A priori inspiré par un mauvais rêve de la regrettée Debra Hill, naguère partenaire personnelle et professionnelle du réalisateur, ici aussi portraiturée suivant votre serviteur ; en partie porté par Lisa Blount, actrice douée, productrice de court oscarisé, décédée à la cinquantaine dans des circonstances indéterminées, Prince des ténèbres (1987) se situe ainsi sous le signe d’une Eurydice disons dédoublée, elle-même au récit a fortiori reflétée, puisque deux femmes franchissent en sacrifice la surface de la glace, plongent en paire parmi l’antimatière. Le huis clos eschatologique carbure à la physique quantique et manie le mythe, antique ou christique. Carpenter installe une stase, conduit au climax, achève via une ouverture. Prince des ténèbres se préoccupe donc de communication, de contamination, d’incarnation, de « substance » et de « malveolence », dixit le curé culpabilisé à occulte clergé, comme la clique de Vampires (1998), au cours d’un discours mis en scène telle la Cène. En ceci, il poursuit le sillage d’outrage ou d’hommage de The Thing (1982) et Starman (1984). Quant à la présence/absence de l’Adversaire de Dieu vert et vénéneux, elle annonce celle, humaine, trop humaine, guère nietzschéenne, des Aventures d’un homme invisible (1992).
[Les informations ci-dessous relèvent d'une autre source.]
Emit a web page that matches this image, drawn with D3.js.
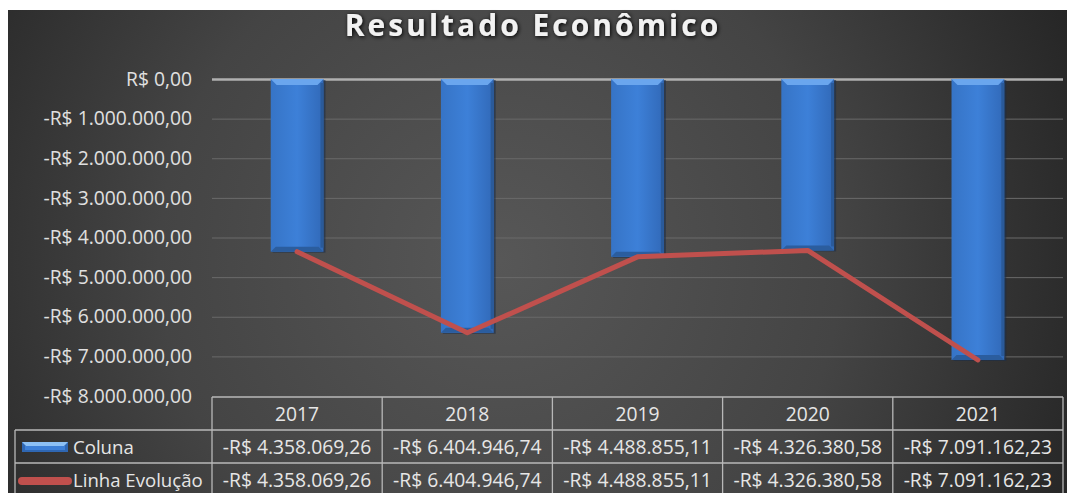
<!DOCTYPE html>
<html>
<head>
<meta charset="utf-8">
<script src="https://cdn.jsdelivr.net/npm/d3@7"></script>
<style>
  html, body { margin: 0; padding: 0; background: #fff; }
  svg { display: block; font-family: 'Open Sans', Lato, sans-serif; }
</style>
</head>
<body>
<div id="chart"></div>
<script>
// data
const years = ['2017', '2018', '2019', '2020', '2021']
const coluna = [-4358069.26, -6404946.74, -4488855.11, -4326380.58, -7091162.23]
const linhaEvolucao = [-4358069.26, -6404946.74, -4488855.11, -4326380.58, -7091162.23]
const yTicks = [0, -1000000, -2000000, -3000000, -4000000, -5000000, -6000000, -7000000, -8000000]
const seriesNames = ['Coluna', 'Linha Evolução']

const W = 1067
const H = 493
const FONT = 19.3

const locale = d3.formatLocale({
  decimal: ',',
  thousands: '.',
  grouping: [3],
  currency: ['R$ ', ''],
  minus: '-'
})
const brl = locale.format('$,.2f')

const svg = d3.select('#chart').append('svg')
  .attr('width', W)
  .attr('height', H)

const defs = svg.append('defs')

// background
const bg = defs.append('radialGradient')
  .attr('id', 'bg')
  .attr('gradientUnits', 'userSpaceOnUse')
  .attr('cx', 500).attr('cy', 260).attr('r', 620)
bg.append('stop').attr('offset', '0%').attr('stop-color', '#575757')
bg.append('stop').attr('offset', '55%').attr('stop-color', '#444')
bg.append('stop').attr('offset', '100%').attr('stop-color', '#262626')

const barGrad = defs.append('linearGradient')
  .attr('id', 'barGrad')
  .attr('x1', 0).attr('x2', 1).attr('y1', 0).attr('y2', 0)
barGrad.append('stop').attr('offset', '0%').attr('stop-color', '#3674c6')
barGrad.append('stop').attr('offset', '50%').attr('stop-color', '#3d80d8')
barGrad.append('stop').attr('offset', '100%').attr('stop-color', '#3169b8')

const shadow = defs.append('filter').attr('id', 'glow')
  .attr('x', '-10%').attr('y', '-30%').attr('width', '120%').attr('height', '160%')
shadow.append('feGaussianBlur').attr('in', 'SourceAlpha').attr('stdDeviation', 2).attr('result', 'b')
shadow.append('feOffset').attr('in', 'b').attr('dx', 1).attr('dy', 1).attr('result', 'o')
const fm = shadow.append('feMerge')
fm.append('feMergeNode').attr('in', 'o')
fm.append('feMergeNode').attr('in', 'SourceGraphic')

svg.append('rect')
  .attr('x', 8).attr('y', 10)
  .attr('width', W - 8).attr('height', H - 10)
  .attr('fill', 'url(#bg)')

// title
svg.append('text')
  .attr('x', 533).attr('y', 36)
  .attr('text-anchor', 'middle')
  .attr('fill', '#f2f2f2')
  .attr('font-size', 30)
  .attr('font-weight', 'bold')
  .attr('letter-spacing', 3)
  .attr('filter', 'url(#glow)')
  .text('Resultado Econômico')

// scales
const xs = d3.scaleBand().domain(years).range([212, 1063]).padding(0)
const ys = d3.scaleLinear().domain([-8000000, 0]).range([396, 79])
const plotW = xs.range()[1] - xs.range()[0]
const barW = xs.bandwidth() * 0.31

// grid + y axis
const yAxis = svg.append('g')
  .attr('transform', `translate(${xs.range()[0]},0)`)
  .call(d3.axisLeft(ys).tickValues(yTicks).tickFormat(brl).tickSize(-plotW).tickPadding(20))
yAxis.select('.domain').remove()
yAxis.selectAll('.tick line')
  .attr('stroke', d => d === 0 ? '#b0b0b0' : '#6a6a6a')
  .attr('stroke-width', d => d === 0 ? 2.5 : 1)
  .style('display', d => d === -8000000 ? 'none' : null)
yAxis.selectAll('.tick text')
  .attr('fill', '#e0e0e0')
  .attr('font-size', FONT)
  .attr('font-family', "'Open Sans', sans-serif")

// bars
const bars = svg.append('g').selectAll('g.bar')
  .data(years.map((y, i) => ({year: y, value: coluna[i]})))
  .join('g').classed('bar', true)
bars.append('rect')
  .attr('x', d => xs(d.year) + (xs.bandwidth() - barW) / 2 + 2)
  .attr('y', ys(0) + 1)
  .attr('width', barW)
  .attr('height', d => ys(d.value) - ys(0))
  .attr('fill', '#1c2f4a')
  .attr('opacity', 0.6)
bars.append('rect')
  .attr('x', d => xs(d.year) + (xs.bandwidth() - barW) / 2)
  .attr('y', ys(0))
  .attr('width', barW)
  .attr('height', d => ys(d.value) - ys(0))
  .attr('fill', 'url(#barGrad)')
// top bevel
bars.append('path')
  .attr('d', d => {
    const x0 = xs(d.year) + (xs.bandwidth() - barW) / 2
    const y0 = ys(0)
    return `M${x0},${y0}H${x0 + barW}L${x0 + barW - 6},${y0 + 6}H${x0 + 6}Z`
  })
  .attr('fill', '#6aa6ee')
// bottom bevel
bars.append('path')
  .attr('d', d => {
    const x0 = xs(d.year) + (xs.bandwidth() - barW) / 2
    const y1 = ys(d.value)
    return `M${x0},${y1}H${x0 + barW}L${x0 + barW - 5},${y1 - 5}H${x0 + 5}Z`
  })
  .attr('fill', '#2b5d9e')
// side shade
bars.append('rect')
  .attr('x', d => xs(d.year) + (xs.bandwidth() + barW) / 2 - 3)
  .attr('y', ys(0) + 4)
  .attr('width', 3)
  .attr('height', d => ys(d.value) - ys(0) - 8)
  .attr('fill', '#2a5a9a')

// line
const line = d3.line()
  .x((d, i) => xs(years[i]) + xs.bandwidth() / 2)
  .y(d => ys(d))
svg.append('path')
  .datum(linhaEvolucao)
  .attr('d', line)
  .attr('fill', 'none')
  .attr('stroke', '#c0504d')
  .attr('stroke-width', 5)
  .attr('stroke-linejoin', 'round')
  .attr('stroke-linecap', 'round')

// data table
const tTop = 397
const rowH = 33
const tLeft = 15
const gridC = '#b8b8b8'
const table = svg.append('g')
const x0 = xs.range()[0]
const x1 = xs.range()[1]

// horizontal lines
table.append('line').attr('x1', x0).attr('x2', x1).attr('y1', tTop).attr('y2', tTop)
table.append('line').attr('x1', tLeft).attr('x2', x1).attr('y1', tTop + rowH).attr('y2', tTop + rowH)
table.append('line').attr('x1', tLeft).attr('x2', x1).attr('y1', tTop + 2 * rowH).attr('y2', tTop + 2 * rowH)
// vertical lines
table.append('line').attr('x1', tLeft).attr('x2', tLeft).attr('y1', tTop + rowH).attr('y2', H)
table.selectAll('line.v')
  .data(years.concat(['end']))
  .join('line').classed('v', true)
  .attr('x1', (d, i) => i < years.length ? xs(d) : x1)
  .attr('x2', (d, i) => i < years.length ? xs(d) : x1)
  .attr('y1', tTop).attr('y2', H)
table.selectAll('line')
  .attr('stroke', gridC)
  .attr('stroke-width', 1.3)

const cellText = (sel) => sel
  .attr('fill', '#e6e6e6')
  .attr('font-size', FONT)
  .attr('text-anchor', 'middle')

table.selectAll('text.year')
  .data(years)
  .join('text').classed('year', true)
  .attr('x', d => xs(d) + xs.bandwidth() / 2)
  .attr('y', tTop + 24)
  .call(cellText)
  .text(d => d)

const rows = [coluna, linhaEvolucao]
rows.forEach((vals, r) => {
  table.selectAll(`text.v${r}`)
    .data(vals)
    .join('text').classed(`v${r}`, true)
    .attr('x', (d, i) => xs(years[i]) + xs.bandwidth() / 2)
    .attr('y', tTop + rowH * (r + 1) + 24)
    .call(cellText)
    .text(d => brl(d))
})

// legend keys
const kx = 22
const ky = tTop + rowH + 12
table.append('rect')
  .attr('x', kx).attr('y', ky)
  .attr('width', 46).attr('height', 10)
  .attr('fill', '#2f67b3')
table.append('path')
  .attr('d', `M${kx},${ky}H${kx + 46}L${kx + 42},${ky + 4}H${kx + 4}Z`)
  .attr('fill', '#8cc0f5')
table.append('rect')
  .attr('x', kx + 3).attr('y', ky + 4)
  .attr('width', 40).attr('height', 4)
  .attr('fill', '#3d80d8')
table.append('line')
  .attr('x1', 22).attr('x2', 68)
  .attr('y1', tTop + 2 * rowH + 18).attr('y2', tTop + 2 * rowH + 18)
  .attr('stroke', '#c0504d')
  .attr('stroke-width', 8)
  .attr('stroke-linecap', 'round')

table.selectAll('text.name')
  .data(seriesNames)
  .join('text').classed('name', true)
  .attr('x', 73)
  .attr('y', (d, i) => tTop + rowH * (i + 1) + 24)
  .attr('fill', '#e6e6e6')
  .attr('font-size', 18.6)
  .text(d => d)
</script>
</body>
</html>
Notre cinéaste du vide en widescreen, d’une hantise à la fois anamorphique et protéiforme, se confronte à la (dé/pré)figuration, se soucie d’une « émission » aux limites de la moralisation, imposée à répétition, paraît répondre à Vidéodrome (Cronenberg, 1983), autre quête suspecte, spéculaire et spectaculaire. L’avertissement vient du futur, Catherine bras en croix devient Cassandre, voire l’inverse, la crypte ecclésiastique et fatidique dispose de projecteurs, n’accueille aucune caméra, l’objectif de cinéma suffira, le film toujours au présent, davantage encore lorsqu’il évoque et traduit un protohistorique passé, affirmant le déroulement inclément d’une prophétie impie, au nom du (démon) père et du fils remplis à ras bord de malice éjaculatrice, escortée à l’extérieur par de sinistres prémices cosmiques et les suppôts mutiques d’un siège à la Assaut (1976) en sus économique, ces SDF-ci, conduits par l’évocateur Alice Cooper, au passage à manager co-producteur, en présage perplexe de ceux de Invasion Los Angeles (1988).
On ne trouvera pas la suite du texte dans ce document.